● SET EXERCISE
Lines that contain the string "this" are to be copied; leave out all others.

● GIVEN RECORDS
────

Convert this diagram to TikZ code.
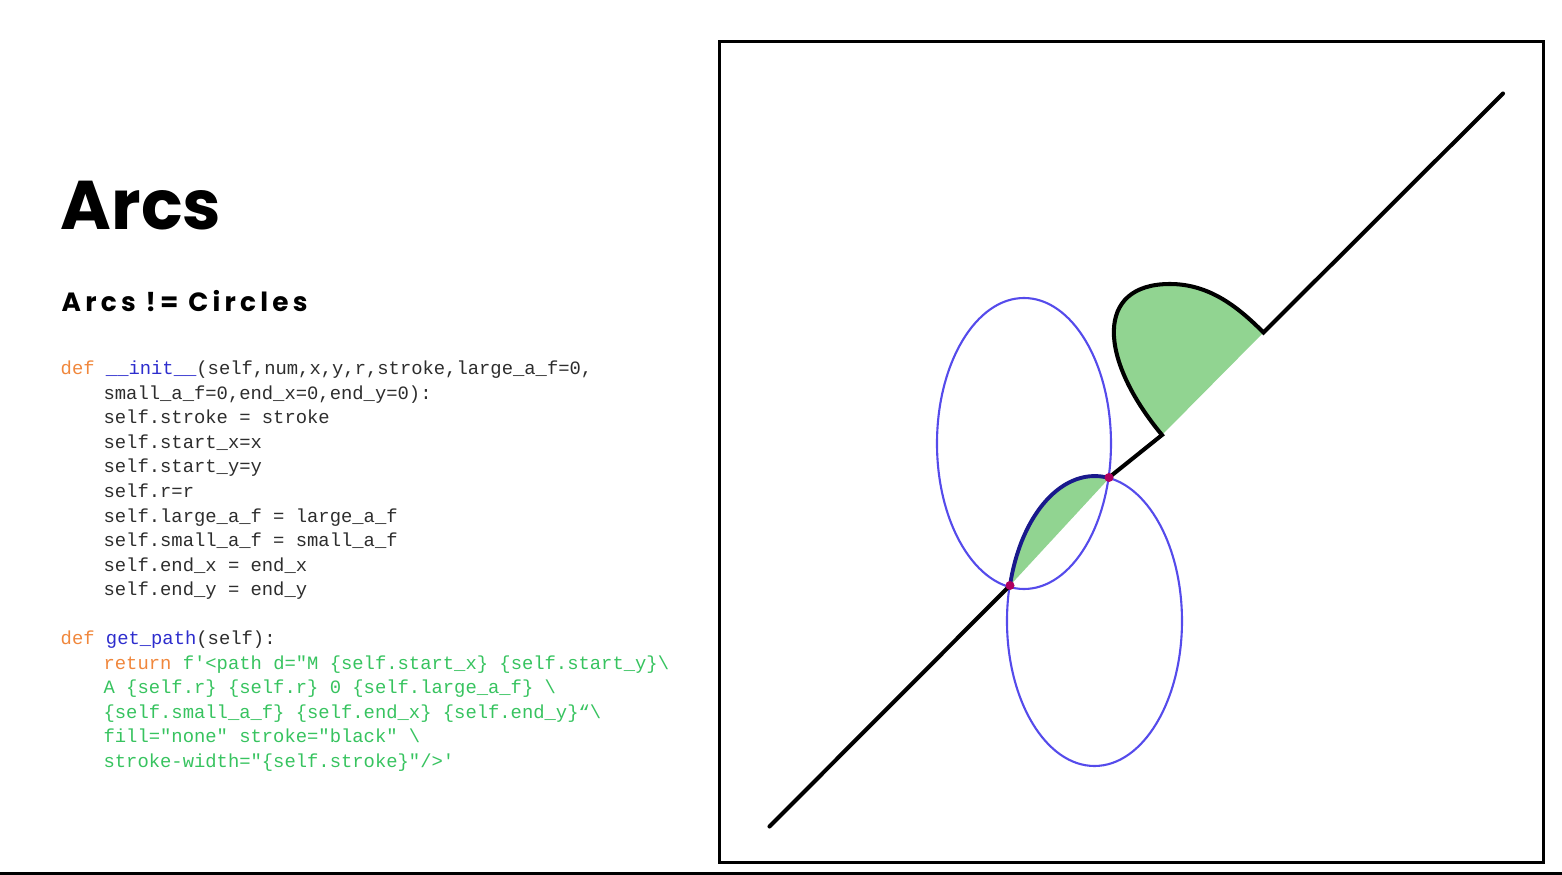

────

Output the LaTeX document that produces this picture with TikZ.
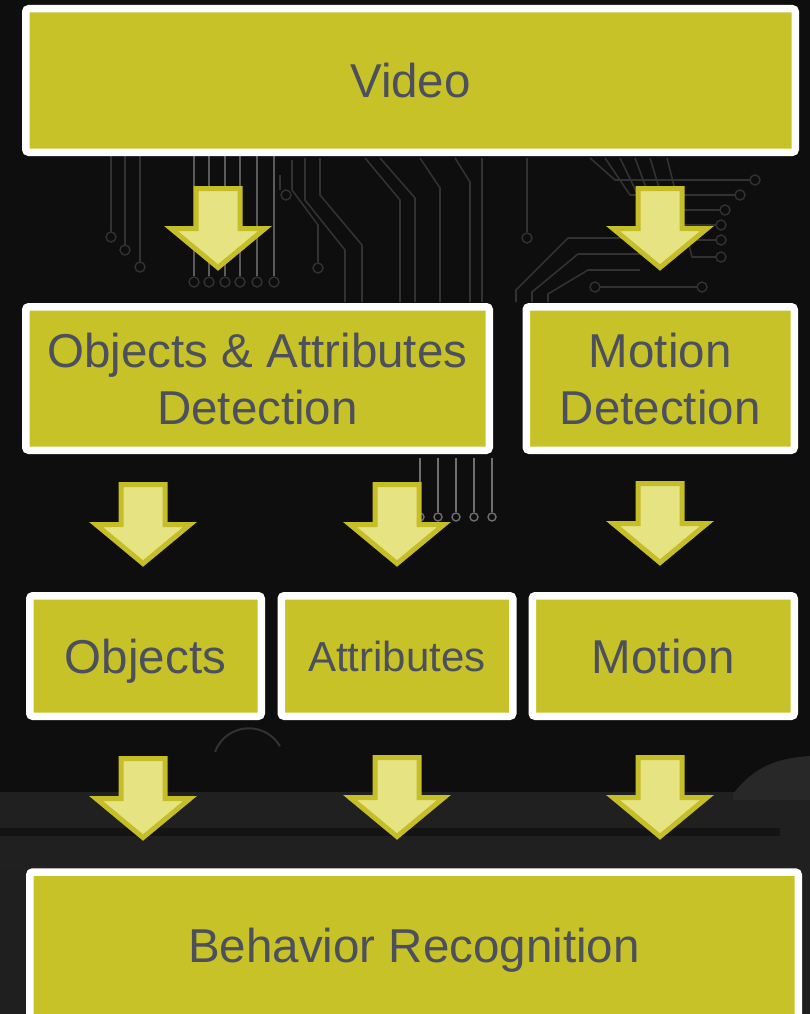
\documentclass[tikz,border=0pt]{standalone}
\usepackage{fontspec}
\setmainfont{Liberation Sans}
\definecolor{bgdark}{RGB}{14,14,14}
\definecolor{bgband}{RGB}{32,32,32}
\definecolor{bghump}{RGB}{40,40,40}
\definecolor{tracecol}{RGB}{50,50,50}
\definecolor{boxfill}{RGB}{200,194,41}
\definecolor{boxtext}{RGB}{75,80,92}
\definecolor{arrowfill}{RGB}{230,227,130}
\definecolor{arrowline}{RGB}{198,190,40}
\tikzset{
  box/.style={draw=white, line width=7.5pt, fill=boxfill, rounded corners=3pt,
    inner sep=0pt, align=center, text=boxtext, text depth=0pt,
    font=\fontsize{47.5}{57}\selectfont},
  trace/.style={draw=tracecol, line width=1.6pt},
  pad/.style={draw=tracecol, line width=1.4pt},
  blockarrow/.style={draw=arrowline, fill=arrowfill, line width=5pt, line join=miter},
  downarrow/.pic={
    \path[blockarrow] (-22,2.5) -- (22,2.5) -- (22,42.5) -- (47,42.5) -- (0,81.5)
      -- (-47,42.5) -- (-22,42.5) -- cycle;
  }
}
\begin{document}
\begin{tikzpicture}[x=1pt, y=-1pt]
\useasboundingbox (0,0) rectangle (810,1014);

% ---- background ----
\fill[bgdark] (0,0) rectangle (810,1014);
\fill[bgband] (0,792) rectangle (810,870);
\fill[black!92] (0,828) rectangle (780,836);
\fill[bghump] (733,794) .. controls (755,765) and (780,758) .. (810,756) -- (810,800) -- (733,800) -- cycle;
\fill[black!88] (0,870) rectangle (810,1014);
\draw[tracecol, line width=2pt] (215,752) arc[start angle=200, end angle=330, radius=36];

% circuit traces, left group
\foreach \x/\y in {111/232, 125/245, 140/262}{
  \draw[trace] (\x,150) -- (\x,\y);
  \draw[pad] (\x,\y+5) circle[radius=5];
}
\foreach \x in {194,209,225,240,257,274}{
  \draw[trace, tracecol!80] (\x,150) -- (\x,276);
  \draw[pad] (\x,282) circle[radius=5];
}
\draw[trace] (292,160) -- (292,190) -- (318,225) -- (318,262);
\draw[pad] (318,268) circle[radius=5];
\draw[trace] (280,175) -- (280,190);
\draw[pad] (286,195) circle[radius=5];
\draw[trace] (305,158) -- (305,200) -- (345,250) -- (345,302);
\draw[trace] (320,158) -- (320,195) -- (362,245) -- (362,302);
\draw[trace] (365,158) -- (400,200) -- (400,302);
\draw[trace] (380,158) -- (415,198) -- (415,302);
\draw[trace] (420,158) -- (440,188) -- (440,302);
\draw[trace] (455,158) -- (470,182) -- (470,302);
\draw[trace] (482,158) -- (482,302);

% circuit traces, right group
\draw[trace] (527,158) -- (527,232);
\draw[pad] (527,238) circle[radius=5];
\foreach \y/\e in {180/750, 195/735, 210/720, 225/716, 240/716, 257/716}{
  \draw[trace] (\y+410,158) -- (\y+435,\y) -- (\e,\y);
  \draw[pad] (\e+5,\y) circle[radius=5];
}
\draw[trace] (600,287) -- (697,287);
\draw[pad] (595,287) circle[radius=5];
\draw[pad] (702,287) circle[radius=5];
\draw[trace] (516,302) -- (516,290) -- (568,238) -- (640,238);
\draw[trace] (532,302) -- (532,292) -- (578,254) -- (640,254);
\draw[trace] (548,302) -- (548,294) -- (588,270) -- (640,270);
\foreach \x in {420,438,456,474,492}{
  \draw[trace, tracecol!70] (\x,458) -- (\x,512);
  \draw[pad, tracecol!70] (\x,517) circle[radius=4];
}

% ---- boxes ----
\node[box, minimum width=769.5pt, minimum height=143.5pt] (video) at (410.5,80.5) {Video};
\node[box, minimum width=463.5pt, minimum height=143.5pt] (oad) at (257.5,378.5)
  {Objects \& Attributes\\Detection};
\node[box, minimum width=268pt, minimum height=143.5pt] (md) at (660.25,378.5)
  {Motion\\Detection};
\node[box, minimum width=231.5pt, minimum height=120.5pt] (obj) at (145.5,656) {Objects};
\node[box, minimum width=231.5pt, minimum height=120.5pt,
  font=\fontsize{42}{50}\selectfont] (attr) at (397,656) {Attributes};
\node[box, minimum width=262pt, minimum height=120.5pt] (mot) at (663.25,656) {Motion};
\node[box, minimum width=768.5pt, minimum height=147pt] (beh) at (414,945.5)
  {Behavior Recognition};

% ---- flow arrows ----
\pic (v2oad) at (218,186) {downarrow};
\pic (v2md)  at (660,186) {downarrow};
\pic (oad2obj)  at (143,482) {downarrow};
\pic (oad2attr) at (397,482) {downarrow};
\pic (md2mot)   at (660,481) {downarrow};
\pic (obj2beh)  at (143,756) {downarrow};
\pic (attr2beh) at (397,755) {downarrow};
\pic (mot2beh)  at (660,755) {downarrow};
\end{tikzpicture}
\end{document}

────

● COMPLETED TASK
Convert this diagram to TikZ code.
Output the LaTeX document that produces this picture with TikZ.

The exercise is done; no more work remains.